As a former blogger, I picked up that issue of Cosmo and rolled my eyes the entire way through. Especially the eczema comment, jeez people, have some damn sense (this is coming from an eczema sufferer). I was always wary of Cosmo’s blog awards and their hypocrisy is lol-worthy (does… does anyone still say that?) x
I do. I think you have to add a Z now.. as in LOLZ. ;-))))
Loved this weeks round up, I think your cold shoulder top is incredibly stylish and think it would be suitable for the next envelope opening 😉 Lyn x
lol!!
Such a great post! Couldn’t agree with you more on what you said about the Cosmopolitan article. Looks like they were running out of things to write about this month so they had to bash the beauty bloggers who provide the world some of the most authentic & genuine beauty information out there.

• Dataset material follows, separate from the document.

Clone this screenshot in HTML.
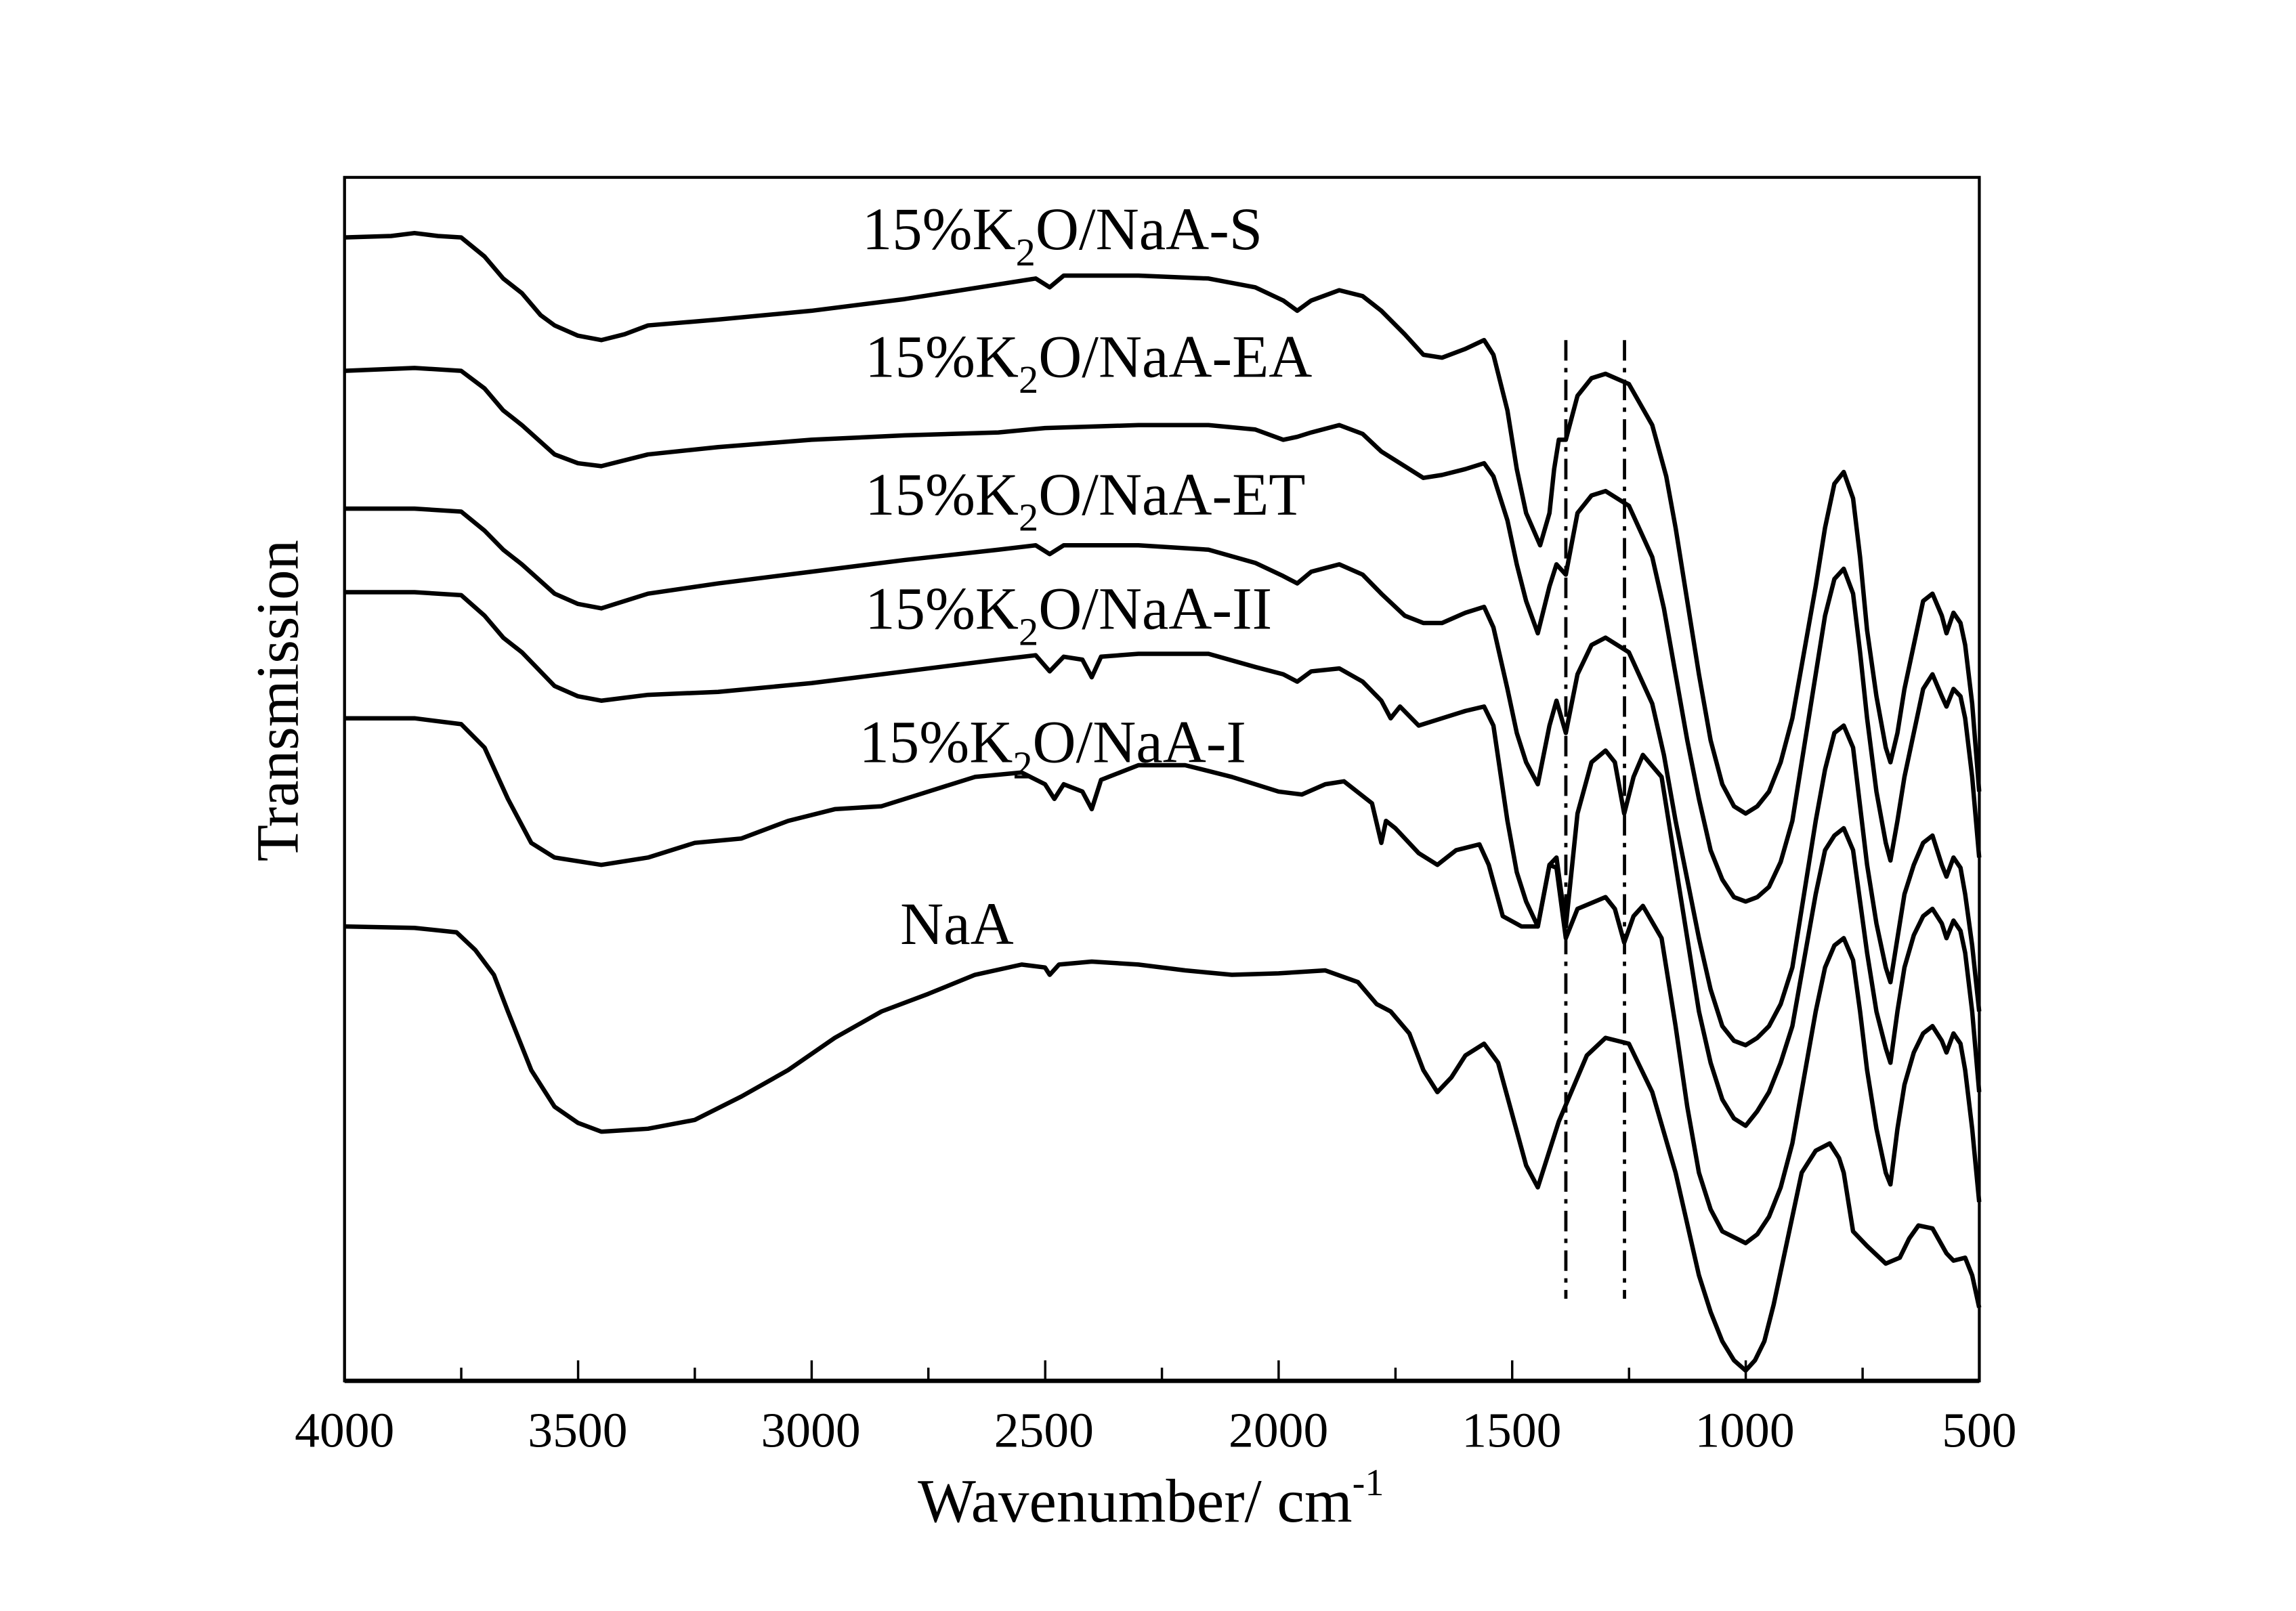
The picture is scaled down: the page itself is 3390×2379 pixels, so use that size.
<!DOCTYPE html>
<html><head><meta charset="utf-8"><style>html,body{margin:0;padding:0;background:#fff}svg{display:block}</style></head>
<body>
<svg width="3390" height="2379" viewBox="0 0 1566 1099" preserveAspectRatio="none" xmlns="http://www.w3.org/2000/svg" font-family="Liberation Serif, serif">
<rect width="1566" height="1099" fill="#fff"/>
<g transform="translate(1509.2,0) scale(-0.318571,1)" fill="none" stroke="#000" stroke-width="6.5" vector-effect="non-scaling-stroke" stroke-linejoin="round">
<polyline vector-effect="non-scaling-stroke" points="4000,162 3900,161 3850,159 3800,161 3750,162 3700,175 3660,190 3620,200 3580,215 3550,222 3500,229 3450,232 3400,228 3350,222 3200,218 3000,212 2800,204 2600,194 2520,190 2490,196 2460,188 2300,188 2150,190 2050,196 1990,205 1960,212 1930,205 1870,198 1820,202 1780,212 1730,228 1690,242 1650,244 1600,238 1560,232 1540,242 1510,280 1490,320 1470,350 1440,372 1420,350 1410,320 1400,300 1385,300 1360,270 1330,258 1300,255 1250,262 1200,290 1170,325 1150,360 1125,410 1100,460 1075,505 1050,535 1025,550 1000,555 975,550 950,540 925,520 900,490 875,445 850,400 830,360 810,330 790,322 770,340 755,380 740,430 720,475 700,510 690,520 675,500 660,470 640,440 620,410 600,405 580,420 570,432 555,418 540,425 530,440 515,480 500,540"/>
<polyline vector-effect="non-scaling-stroke" points="4000,253 3850,251 3750,253 3700,265 3660,280 3620,290 3550,310 3500,316 3450,318 3350,310 3200,305 3000,300 2800,297 2600,295 2500,292 2300,290 2150,290 2050,293 1990,300 1960,298 1930,295 1870,290 1820,296 1780,308 1730,318 1690,326 1650,324 1600,320 1560,316 1540,325 1510,355 1490,385 1470,410 1445,432 1420,400 1405,385 1385,392 1360,350 1330,338 1300,335 1250,345 1200,380 1175,415 1150,460 1125,505 1100,545 1075,580 1050,600 1025,612 1000,615 975,612 950,605 925,588 900,560 875,510 850,460 830,420 810,395 790,388 770,405 755,445 740,490 720,540 700,575 690,587 675,560 660,530 640,500 620,470 600,460 580,475 570,482 555,470 540,475 530,490 515,530 500,585"/>
<polyline vector-effect="non-scaling-stroke" points="4000,347 3850,347 3750,349 3700,362 3660,375 3620,385 3550,405 3500,412 3450,415 3350,405 3200,398 3000,390 2800,382 2600,375 2520,372 2490,378 2460,372 2300,372 2150,375 2050,384 1990,393 1960,398 1930,390 1870,385 1820,392 1780,405 1730,420 1690,425 1650,425 1600,418 1560,414 1540,428 1510,470 1490,500 1470,520 1445,535 1420,495 1405,478 1385,500 1360,460 1330,440 1300,435 1250,445 1200,480 1175,515 1150,560 1125,600 1100,640 1075,675 1050,700 1025,710 1000,713 975,708 950,700 925,685 900,660 875,610 850,560 830,525 810,500 790,495 770,510 755,550 740,590 720,630 700,660 690,670 675,640 660,610 640,590 620,575 600,570 580,590 570,598 555,585 540,592 530,610 515,645 500,690"/>
<polyline vector-effect="non-scaling-stroke" points="4000,404 3850,404 3750,406 3700,420 3660,435 3620,445 3550,468 3500,475 3450,478 3350,474 3200,472 3000,466 2900,462 2800,458 2600,450 2520,447 2490,458 2460,448 2420,450 2400,462 2380,448 2300,446 2150,446 2050,455 1990,460 1960,465 1930,458 1870,456 1820,465 1780,478 1760,490 1740,482 1700,495 1650,490 1600,485 1560,482 1540,495 1510,560 1490,595 1470,615 1445,632 1420,590 1405,585 1385,632 1360,555 1330,520 1300,512 1280,520 1260,555 1240,530 1220,515 1180,530 1150,590 1125,640 1100,690 1075,725 1050,750 1025,763 1000,768 975,758 950,745 925,725 900,700 875,655 850,610 830,580 810,570 790,565 770,580 755,615 740,650 720,690 700,715 690,725 675,690 660,660 640,638 620,625 600,620 580,630 570,640 555,628 540,635 530,650 515,690 500,745"/>
<polyline vector-effect="non-scaling-stroke" points="4000,490 3850,490 3750,494 3700,510 3650,545 3600,575 3550,585 3450,590 3350,585 3250,575 3150,572 3050,560 2950,552 2850,550 2750,540 2650,530 2550,527 2500,535 2480,545 2460,535 2420,540 2400,552 2380,532 2300,522 2200,522 2100,530 2000,540 1950,542 1900,535 1860,533 1800,548 1780,575 1770,560 1750,565 1700,582 1660,590 1620,580 1570,576 1550,590 1520,625 1480,632 1445,632 1420,590 1405,592 1385,640 1360,620 1300,612 1280,620 1260,643 1240,625 1220,618 1180,640 1150,700 1125,755 1100,800 1075,825 1050,840 1000,848 975,842 950,830 925,810 900,780 875,735 850,690 830,660 810,645 790,640 770,655 755,690 740,730 720,770 700,800 690,808 675,770 660,740 640,718 620,705 600,700 580,710 570,718 555,705 540,712 530,730 515,770 500,820"/>
<polyline vector-effect="non-scaling-stroke" points="4000,632 3850,633 3760,636 3720,648 3680,665 3650,690 3600,730 3550,755 3500,766 3450,772 3350,770 3250,764 3150,748 3050,730 2950,708 2850,690 2750,678 2650,665 2550,658 2500,660 2490,665 2470,658 2400,656 2300,658 2200,662 2100,665 2000,664 1900,662 1830,670 1790,685 1760,690 1720,705 1690,730 1660,745 1630,735 1600,720 1560,712 1530,725 1500,760 1470,795 1445,810 1420,785 1400,765 1380,750 1340,720 1300,708 1250,712 1200,745 1150,800 1100,870 1075,895 1050,915 1025,928 1000,935 980,928 960,915 940,890 920,860 900,830 880,800 850,785 820,780 800,790 790,800 770,840 740,850 700,862 670,858 650,845 630,836 600,838 570,855 555,860 530,858 515,870 500,892"/>
</g>
<line x1="1068" y1="232" x2="1068" y2="886" stroke="#000" stroke-width="2.2" stroke-dasharray="14,5,3,5"/>
<line x1="1108" y1="232" x2="1108" y2="886" stroke="#000" stroke-width="2.2" stroke-dasharray="14,5,3,5"/>
<rect x="235" y="121" width="1115" height="821" fill="none" stroke="#000" stroke-width="2"/>
<line x1="235" y1="942" x2="1350" y2="942" stroke="#000" stroke-width="3"/>
<g stroke="#000" stroke-width="1.6">
<line x1="314.6" y1="942" x2="314.6" y2="933"/><line x1="394.3" y1="942" x2="394.3" y2="928"/>
<line x1="473.9" y1="942" x2="473.9" y2="933"/><line x1="553.6" y1="942" x2="553.6" y2="928"/>
<line x1="633.2" y1="942" x2="633.2" y2="933"/><line x1="712.9" y1="942" x2="712.9" y2="928"/>
<line x1="792.5" y1="942" x2="792.5" y2="933"/><line x1="872.1" y1="942" x2="872.1" y2="928"/>
<line x1="951.8" y1="942" x2="951.8" y2="933"/><line x1="1031.4" y1="942" x2="1031.4" y2="928"/>
<line x1="1111.1" y1="942" x2="1111.1" y2="933"/><line x1="1190.7" y1="942" x2="1190.7" y2="928"/>
<line x1="1270.4" y1="942" x2="1270.4" y2="933"/>
</g>
<g font-size="34" text-anchor="middle">
<text x="235" y="987">4000</text><text x="394" y="987">3500</text><text x="553" y="987">3000</text><text x="712" y="987">2500</text><text x="872" y="987">2000</text><text x="1031" y="987">1500</text><text x="1190" y="987">1000</text><text x="1350" y="987">500</text>
</g>
<text x="785" y="1038" font-size="42" text-anchor="middle">Wavenumber/ cm<tspan font-size="26" dy="-18">-1</tspan></text>
<text transform="translate(203,478) rotate(-90)" font-size="41" text-anchor="middle">Transmission</text>
<g font-size="41">
<text x="588" y="170">15%K<tspan font-size="27" dy="11">2</tspan><tspan dy="-11">O/NaA-S</tspan></text>
<text x="590" y="257">15%K<tspan font-size="27" dy="11">2</tspan><tspan dy="-11">O/NaA-EA</tspan></text>
<text x="590" y="351">15%K<tspan font-size="27" dy="11">2</tspan><tspan dy="-11">O/NaA-ET</tspan></text>
<text x="590" y="429">15%K<tspan font-size="27" dy="11">2</tspan><tspan dy="-11">O/NaA-II</tspan></text>
<text x="586" y="520">15%K<tspan font-size="27" dy="11">2</tspan><tspan dy="-11">O/NaA-I</tspan></text>
<text x="614" y="644">NaA</text>
</g>
</svg>
</body></html>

Thanks for your warning about Kirsty Wark. I can’t stand the woman, she shouts and gobbles her words.
Hope you get your money back on your top.
I am a fan of Griff Rhys Jones. I loved the comedy shows he did with Mel Smith! Anything with these two in it would be good except that movie Morons from Outerspace, bad movie from the beginning.
I have Bordertown in my netflix queue and haven’t had the desire to watch but you sparked the desire, finally!
Instagram
I just don’t understand why people buy followers or those bots to comment. I don’t understand why brands would even send stuff to these people. I don’t get PR. I don’t get the empty ego boosting of some bot on social media. Of course, advertising will never be honest. It will be about selling as much and fast but if it is done this way for too long; I would think there will be some lawsuits brewing soon.
Beauty Bloggers
Can they be trusted? Why bring up this debate in a magazine? Can a magazine be trusted when they need the ads for revenue? Talk about calling the kettle black!
Gosh I am so green. Had no idea about bots, pods or any of this Instagram stuff. How exhausting.
That Cosmo article is a shame. They will be their own undoing I think.